STATED GOAL
Retype exactly the lines from the first one through the line with "y_ticks = [0.0, 0.5]", including both ends; skip any pictures.

DATASET EXTRACT
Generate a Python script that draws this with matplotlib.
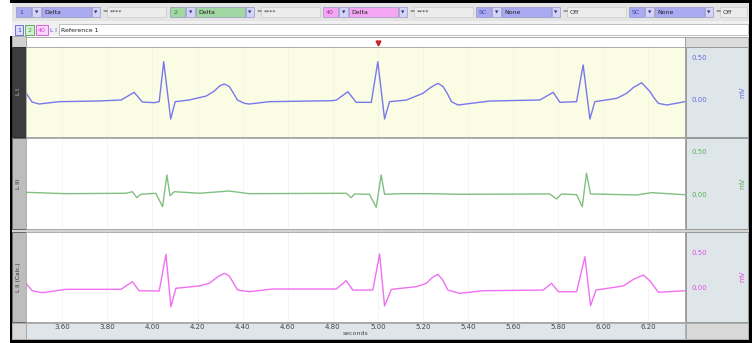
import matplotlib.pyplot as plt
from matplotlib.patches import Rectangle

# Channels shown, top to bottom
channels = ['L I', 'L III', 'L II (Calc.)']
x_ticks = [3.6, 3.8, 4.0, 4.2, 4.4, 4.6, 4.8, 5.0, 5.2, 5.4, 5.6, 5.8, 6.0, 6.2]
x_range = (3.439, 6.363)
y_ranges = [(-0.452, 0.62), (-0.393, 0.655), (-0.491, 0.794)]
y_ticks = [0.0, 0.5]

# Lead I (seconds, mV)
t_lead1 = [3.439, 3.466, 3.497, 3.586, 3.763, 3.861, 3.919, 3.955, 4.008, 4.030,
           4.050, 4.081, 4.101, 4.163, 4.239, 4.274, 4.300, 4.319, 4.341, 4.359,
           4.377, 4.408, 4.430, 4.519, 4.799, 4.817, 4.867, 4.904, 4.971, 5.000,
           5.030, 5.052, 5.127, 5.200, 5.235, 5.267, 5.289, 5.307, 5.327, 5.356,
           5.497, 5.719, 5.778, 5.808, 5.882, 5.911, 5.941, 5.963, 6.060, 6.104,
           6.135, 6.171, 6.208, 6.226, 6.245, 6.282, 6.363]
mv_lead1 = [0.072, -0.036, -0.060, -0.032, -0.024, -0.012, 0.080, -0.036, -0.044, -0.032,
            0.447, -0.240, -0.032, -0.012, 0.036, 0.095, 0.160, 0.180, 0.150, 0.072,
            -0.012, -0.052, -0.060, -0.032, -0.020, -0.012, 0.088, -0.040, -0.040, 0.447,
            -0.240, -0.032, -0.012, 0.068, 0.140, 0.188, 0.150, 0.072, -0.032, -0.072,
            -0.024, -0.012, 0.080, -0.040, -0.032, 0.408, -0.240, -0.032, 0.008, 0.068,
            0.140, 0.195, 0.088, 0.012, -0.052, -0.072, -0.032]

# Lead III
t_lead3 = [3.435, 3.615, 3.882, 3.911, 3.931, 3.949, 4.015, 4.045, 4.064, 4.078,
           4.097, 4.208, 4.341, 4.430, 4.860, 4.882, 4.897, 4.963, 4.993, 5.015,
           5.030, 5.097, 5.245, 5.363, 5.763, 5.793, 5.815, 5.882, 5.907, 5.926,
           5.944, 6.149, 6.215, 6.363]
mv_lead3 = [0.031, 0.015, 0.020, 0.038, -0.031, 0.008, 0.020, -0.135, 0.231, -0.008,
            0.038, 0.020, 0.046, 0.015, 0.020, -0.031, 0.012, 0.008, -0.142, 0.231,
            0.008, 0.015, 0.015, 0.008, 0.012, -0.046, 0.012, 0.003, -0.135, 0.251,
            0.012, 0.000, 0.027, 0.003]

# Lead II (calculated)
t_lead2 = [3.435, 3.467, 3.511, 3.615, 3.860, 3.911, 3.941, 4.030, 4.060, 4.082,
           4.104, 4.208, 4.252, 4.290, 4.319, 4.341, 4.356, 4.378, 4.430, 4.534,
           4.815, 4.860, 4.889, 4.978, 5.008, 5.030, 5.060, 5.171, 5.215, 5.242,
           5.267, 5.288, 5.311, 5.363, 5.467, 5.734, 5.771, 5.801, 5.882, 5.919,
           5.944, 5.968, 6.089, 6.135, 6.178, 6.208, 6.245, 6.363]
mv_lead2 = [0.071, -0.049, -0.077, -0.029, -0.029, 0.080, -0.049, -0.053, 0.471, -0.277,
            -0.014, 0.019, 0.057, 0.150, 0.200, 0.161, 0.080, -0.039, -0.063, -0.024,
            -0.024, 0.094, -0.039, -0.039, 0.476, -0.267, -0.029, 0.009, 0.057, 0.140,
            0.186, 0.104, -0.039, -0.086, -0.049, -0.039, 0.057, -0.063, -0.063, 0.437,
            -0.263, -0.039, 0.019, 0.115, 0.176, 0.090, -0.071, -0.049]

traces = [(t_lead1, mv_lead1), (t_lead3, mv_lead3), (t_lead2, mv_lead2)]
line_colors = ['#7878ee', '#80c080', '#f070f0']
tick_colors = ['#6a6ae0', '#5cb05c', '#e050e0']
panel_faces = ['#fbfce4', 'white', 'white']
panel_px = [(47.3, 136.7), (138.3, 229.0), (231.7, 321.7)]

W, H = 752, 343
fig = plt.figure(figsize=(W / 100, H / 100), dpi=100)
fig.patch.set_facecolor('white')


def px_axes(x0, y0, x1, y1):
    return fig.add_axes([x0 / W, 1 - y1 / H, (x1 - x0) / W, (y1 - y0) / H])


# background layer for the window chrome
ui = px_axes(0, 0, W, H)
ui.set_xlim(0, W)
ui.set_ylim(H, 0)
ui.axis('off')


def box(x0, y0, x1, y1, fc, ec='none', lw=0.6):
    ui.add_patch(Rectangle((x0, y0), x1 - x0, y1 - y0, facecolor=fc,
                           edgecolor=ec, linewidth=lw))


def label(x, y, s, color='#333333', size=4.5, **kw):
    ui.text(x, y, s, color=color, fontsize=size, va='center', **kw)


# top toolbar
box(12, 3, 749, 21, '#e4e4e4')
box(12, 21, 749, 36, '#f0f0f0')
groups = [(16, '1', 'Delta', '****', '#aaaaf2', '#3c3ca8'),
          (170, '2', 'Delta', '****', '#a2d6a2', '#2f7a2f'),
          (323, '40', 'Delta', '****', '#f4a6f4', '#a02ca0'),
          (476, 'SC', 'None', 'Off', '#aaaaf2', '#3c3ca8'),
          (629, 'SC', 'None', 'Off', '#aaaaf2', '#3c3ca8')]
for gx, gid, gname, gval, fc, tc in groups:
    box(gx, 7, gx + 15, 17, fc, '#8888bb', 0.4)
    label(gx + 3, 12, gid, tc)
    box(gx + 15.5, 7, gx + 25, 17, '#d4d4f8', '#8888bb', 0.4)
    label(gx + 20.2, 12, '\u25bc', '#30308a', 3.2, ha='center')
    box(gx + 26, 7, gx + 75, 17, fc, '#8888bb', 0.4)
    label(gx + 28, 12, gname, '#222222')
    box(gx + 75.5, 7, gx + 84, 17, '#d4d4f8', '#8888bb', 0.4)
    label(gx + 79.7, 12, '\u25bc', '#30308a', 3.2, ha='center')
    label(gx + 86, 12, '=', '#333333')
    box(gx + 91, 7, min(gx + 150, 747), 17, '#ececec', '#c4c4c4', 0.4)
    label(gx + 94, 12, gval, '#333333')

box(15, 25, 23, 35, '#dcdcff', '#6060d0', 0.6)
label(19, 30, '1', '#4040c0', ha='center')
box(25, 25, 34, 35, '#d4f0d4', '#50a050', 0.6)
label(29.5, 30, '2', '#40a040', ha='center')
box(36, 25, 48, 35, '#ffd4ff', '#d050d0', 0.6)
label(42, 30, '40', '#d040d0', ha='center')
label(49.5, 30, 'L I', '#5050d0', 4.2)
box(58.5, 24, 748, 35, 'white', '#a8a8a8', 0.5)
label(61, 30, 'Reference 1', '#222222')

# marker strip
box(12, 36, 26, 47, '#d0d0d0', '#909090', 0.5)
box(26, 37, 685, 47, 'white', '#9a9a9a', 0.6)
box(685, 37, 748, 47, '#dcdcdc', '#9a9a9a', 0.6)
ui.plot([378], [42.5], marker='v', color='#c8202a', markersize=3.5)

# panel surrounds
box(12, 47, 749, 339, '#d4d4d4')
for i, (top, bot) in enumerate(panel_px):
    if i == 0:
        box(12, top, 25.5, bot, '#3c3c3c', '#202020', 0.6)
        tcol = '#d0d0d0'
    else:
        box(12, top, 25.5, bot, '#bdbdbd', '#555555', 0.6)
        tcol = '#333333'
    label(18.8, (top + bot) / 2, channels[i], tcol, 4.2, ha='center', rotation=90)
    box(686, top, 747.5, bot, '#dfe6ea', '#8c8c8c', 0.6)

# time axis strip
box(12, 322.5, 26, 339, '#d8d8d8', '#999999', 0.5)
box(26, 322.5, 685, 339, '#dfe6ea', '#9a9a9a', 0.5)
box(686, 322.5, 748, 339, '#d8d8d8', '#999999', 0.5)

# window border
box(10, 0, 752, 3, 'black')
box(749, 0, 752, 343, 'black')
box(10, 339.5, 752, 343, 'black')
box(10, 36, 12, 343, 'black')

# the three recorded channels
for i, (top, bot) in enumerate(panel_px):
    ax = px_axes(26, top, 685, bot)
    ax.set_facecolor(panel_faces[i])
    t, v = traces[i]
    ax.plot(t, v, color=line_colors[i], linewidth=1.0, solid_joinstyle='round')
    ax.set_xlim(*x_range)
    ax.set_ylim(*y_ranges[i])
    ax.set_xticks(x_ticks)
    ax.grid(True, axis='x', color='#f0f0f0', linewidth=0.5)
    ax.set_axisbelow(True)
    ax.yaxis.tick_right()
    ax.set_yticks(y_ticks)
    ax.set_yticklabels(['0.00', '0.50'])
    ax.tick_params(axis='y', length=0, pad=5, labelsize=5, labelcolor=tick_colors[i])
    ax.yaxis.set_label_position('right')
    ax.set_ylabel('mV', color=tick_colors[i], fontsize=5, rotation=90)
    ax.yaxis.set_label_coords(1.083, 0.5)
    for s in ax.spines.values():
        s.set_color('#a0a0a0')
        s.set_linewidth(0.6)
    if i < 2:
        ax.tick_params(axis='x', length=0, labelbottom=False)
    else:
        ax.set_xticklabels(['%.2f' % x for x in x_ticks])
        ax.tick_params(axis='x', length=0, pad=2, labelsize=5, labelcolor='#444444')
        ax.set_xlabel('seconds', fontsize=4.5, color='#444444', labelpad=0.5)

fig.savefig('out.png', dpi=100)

ANSWER TO THIS EXERCISE
Generate a Python script that draws this with matplotlib.
import matplotlib.pyplot as plt
from matplotlib.patches import Rectangle

# Channels shown, top to bottom
channels = ['L I', 'L III', 'L II (Calc.)']
x_ticks = [3.6, 3.8, 4.0, 4.2, 4.4, 4.6, 4.8, 5.0, 5.2, 5.4, 5.6, 5.8, 6.0, 6.2]
x_range = (3.439, 6.363)
y_ranges = [(-0.452, 0.62), (-0.393, 0.655), (-0.491, 0.794)]
y_ticks = [0.0, 0.5]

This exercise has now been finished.